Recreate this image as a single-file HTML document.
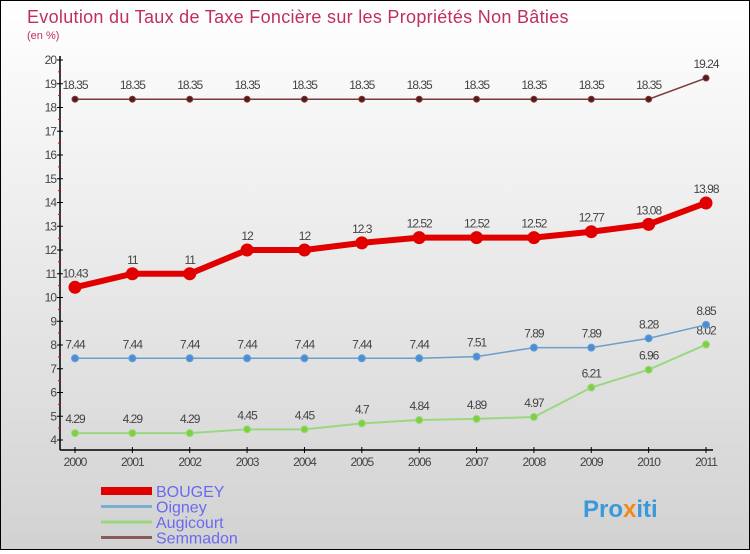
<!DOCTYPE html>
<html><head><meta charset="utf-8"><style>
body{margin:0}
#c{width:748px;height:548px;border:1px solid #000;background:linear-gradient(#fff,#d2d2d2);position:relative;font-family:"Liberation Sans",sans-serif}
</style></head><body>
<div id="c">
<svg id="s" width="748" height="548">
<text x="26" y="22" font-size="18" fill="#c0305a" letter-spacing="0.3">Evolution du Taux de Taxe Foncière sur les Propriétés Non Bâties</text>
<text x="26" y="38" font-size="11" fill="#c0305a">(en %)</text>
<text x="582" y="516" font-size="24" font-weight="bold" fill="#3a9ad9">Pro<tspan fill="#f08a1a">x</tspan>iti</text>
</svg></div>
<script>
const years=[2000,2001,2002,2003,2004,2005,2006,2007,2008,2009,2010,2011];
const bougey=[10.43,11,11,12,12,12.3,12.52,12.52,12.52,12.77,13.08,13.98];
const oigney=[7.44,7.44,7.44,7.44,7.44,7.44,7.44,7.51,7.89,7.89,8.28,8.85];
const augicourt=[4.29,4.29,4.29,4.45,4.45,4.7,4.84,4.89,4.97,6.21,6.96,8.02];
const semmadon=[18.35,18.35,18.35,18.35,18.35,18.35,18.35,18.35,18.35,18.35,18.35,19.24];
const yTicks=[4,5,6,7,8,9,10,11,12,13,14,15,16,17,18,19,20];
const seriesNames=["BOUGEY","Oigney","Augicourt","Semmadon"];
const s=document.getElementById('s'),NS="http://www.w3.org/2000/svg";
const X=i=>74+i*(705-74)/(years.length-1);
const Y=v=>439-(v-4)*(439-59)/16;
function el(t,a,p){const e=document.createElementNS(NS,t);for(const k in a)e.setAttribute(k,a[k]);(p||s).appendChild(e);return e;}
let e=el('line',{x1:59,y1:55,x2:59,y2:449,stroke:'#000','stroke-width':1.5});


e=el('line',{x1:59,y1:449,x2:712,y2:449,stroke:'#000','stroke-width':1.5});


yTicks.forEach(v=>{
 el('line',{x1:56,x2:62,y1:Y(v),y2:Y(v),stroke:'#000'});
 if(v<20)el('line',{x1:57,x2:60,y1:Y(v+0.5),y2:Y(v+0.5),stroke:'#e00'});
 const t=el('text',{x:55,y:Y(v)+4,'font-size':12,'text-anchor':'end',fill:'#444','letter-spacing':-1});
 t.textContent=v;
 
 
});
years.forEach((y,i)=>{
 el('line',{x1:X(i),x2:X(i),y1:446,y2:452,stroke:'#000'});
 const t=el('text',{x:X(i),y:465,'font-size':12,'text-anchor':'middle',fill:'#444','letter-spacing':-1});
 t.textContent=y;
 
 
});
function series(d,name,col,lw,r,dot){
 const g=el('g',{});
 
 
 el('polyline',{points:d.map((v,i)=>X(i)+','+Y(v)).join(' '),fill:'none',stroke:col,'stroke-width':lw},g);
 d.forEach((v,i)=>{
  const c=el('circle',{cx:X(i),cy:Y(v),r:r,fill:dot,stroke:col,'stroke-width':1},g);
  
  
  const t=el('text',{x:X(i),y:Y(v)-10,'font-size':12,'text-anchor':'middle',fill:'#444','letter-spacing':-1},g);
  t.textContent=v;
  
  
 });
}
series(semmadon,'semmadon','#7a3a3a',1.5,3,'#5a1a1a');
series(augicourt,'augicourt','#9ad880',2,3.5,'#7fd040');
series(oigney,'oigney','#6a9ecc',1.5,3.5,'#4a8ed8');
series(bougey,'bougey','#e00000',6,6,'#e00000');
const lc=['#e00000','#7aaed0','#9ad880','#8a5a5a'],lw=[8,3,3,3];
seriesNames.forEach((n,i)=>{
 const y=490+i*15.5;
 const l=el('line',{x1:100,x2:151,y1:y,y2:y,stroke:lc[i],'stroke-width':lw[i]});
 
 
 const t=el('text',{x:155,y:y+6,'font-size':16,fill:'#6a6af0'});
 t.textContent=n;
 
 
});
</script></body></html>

:::

Aim of the task: Repeat the data exactly, without the pictures.

Worked solution:
Recreate this image as a single-file HTML document.
<!DOCTYPE html>
<html><head><meta charset="utf-8"><style>
body{margin:0}
#c{width:748px;height:548px;border:1px solid #000;background:linear-gradient(#fff,#d2d2d2);position:relative;font-family:"Liberation Sans",sans-serif}
</style></head><body>
<div id="c">
<svg id="s" width="748" height="548">
<text x="26" y="22" font-size="18" fill="#c0305a" letter-spacing="0.3">Evolution du Taux de Taxe Foncière sur les Propriétés Non Bâties</text>
<text x="26" y="38" font-size="11" fill="#c0305a">(en %)</text>
<text x="582" y="516" font-size="24" font-weight="bold" fill="#3a9ad9">Pro<tspan fill="#f08a1a">x</tspan>iti</text>
</svg></div>
<script>
const years=[2000,2001,2002,2003,2004,2005,2006,2007,2008,2009,2010,2011];
const bougey=[10.43,11,11,12,12,12.3,12.52,12.52,12.52,12.77,13.08,13.98];
const oigney=[7.44,7.44,7.44,7.44,7.44,7.44,7.44,7.51,7.89,7.89,8.28,8.85];
const augicourt=[4.29,4.29,4.29,4.45,4.45,4.7,4.84,4.89,4.97,6.21,6.96,8.02];
const semmadon=[18.35,18.35,18.35,18.35,18.35,18.35,18.35,18.35,18.35,18.35,18.35,19.24];
const yTicks=[4,5,6,7,8,9,10,11,12,13,14,15,16,17,18,19,20];
const seriesNames=["BOUGEY","Oigney","Augicourt","Semmadon"];
const s=document.getElementById('s'),NS="http://www.w3.org/2000/svg";
const X=i=>74+i*(705-74)/(years.length-1);
const Y=v=>439-(v-4)*(439-59)/16;
function el(t,a,p){const e=document.createElementNS(NS,t);for(const k in a)e.setAttribute(k,a[k]);(p||s).appendChild(e);return e;}
let e=el('line',{x1:59,y1:55,x2:59,y2:449,stroke:'#000','stroke-width':1.5});


e=el('line',{x1:59,y1:449,x2:712,y2:449,stroke:'#000','stroke-width':1.5});


yTicks.forEach(v=>{
 el('line',{x1:56,x2:62,y1:Y(v),y2:Y(v),stroke:'#000'});
 if(v<20)el('line',{x1:57,x2:60,y1:Y(v+0.5),y2:Y(v+0.5),stroke:'#e00'});
 const t=el('text',{x:55,y:Y(v)+4,'font-size':12,'text-anchor':'end',fill:'#444','letter-spacing':-1});
 t.textContent=v;
 
 
});
years.forEach((y,i)=>{
 el('line',{x1:X(i),x2:X(i),y1:446,y2:452,stroke:'#000'});
 const t=el('text',{x:X(i),y:465,'font-size':12,'text-anchor':'middle',fill:'#444','letter-spacing':-1});
 t.textContent=y;
 
 
});
function series(d,name,col,lw,r,dot){
 const g=el('g',{});
 
 
 el('polyline',{points:d.map((v,i)=>X(i)+','+Y(v)).join(' '),fill:'none',stroke:col,'stroke-width':lw},g);
 d.forEach((v,i)=>{
  const c=el('circle',{cx:X(i),cy:Y(v),r:r,fill:dot,stroke:col,'stroke-width':1},g);
  
  
  const t=el('text',{x:X(i),y:Y(v)-10,'font-size':12,'text-anchor':'middle',fill:'#444','letter-spacing':-1},g);
  t.textContent=v;
  
  
 });
}
series(semmadon,'semmadon','#7a3a3a',1.5,3,'#5a1a1a');
series(augicourt,'augicourt','#9ad880',2,3.5,'#7fd040');
series(oigney,'oigney','#6a9ecc',1.5,3.5,'#4a8ed8');
series(bougey,'bougey','#e00000',6,6,'#e00000');
const lc=['#e00000','#7aaed0','#9ad880','#8a5a5a'],lw=[8,3,3,3];
seriesNames.forEach((n,i)=>{
 const y=490+i*15.5;
 const l=el('line',{x1:100,x2:151,y1:y,y2:y,stroke:lc[i],'stroke-width':lw[i]});
 
 
 const t=el('text',{x:155,y:y+6,'font-size':16,fill:'#6a6af0'});
 t.textContent=n;
 
 
});
</script></body></html>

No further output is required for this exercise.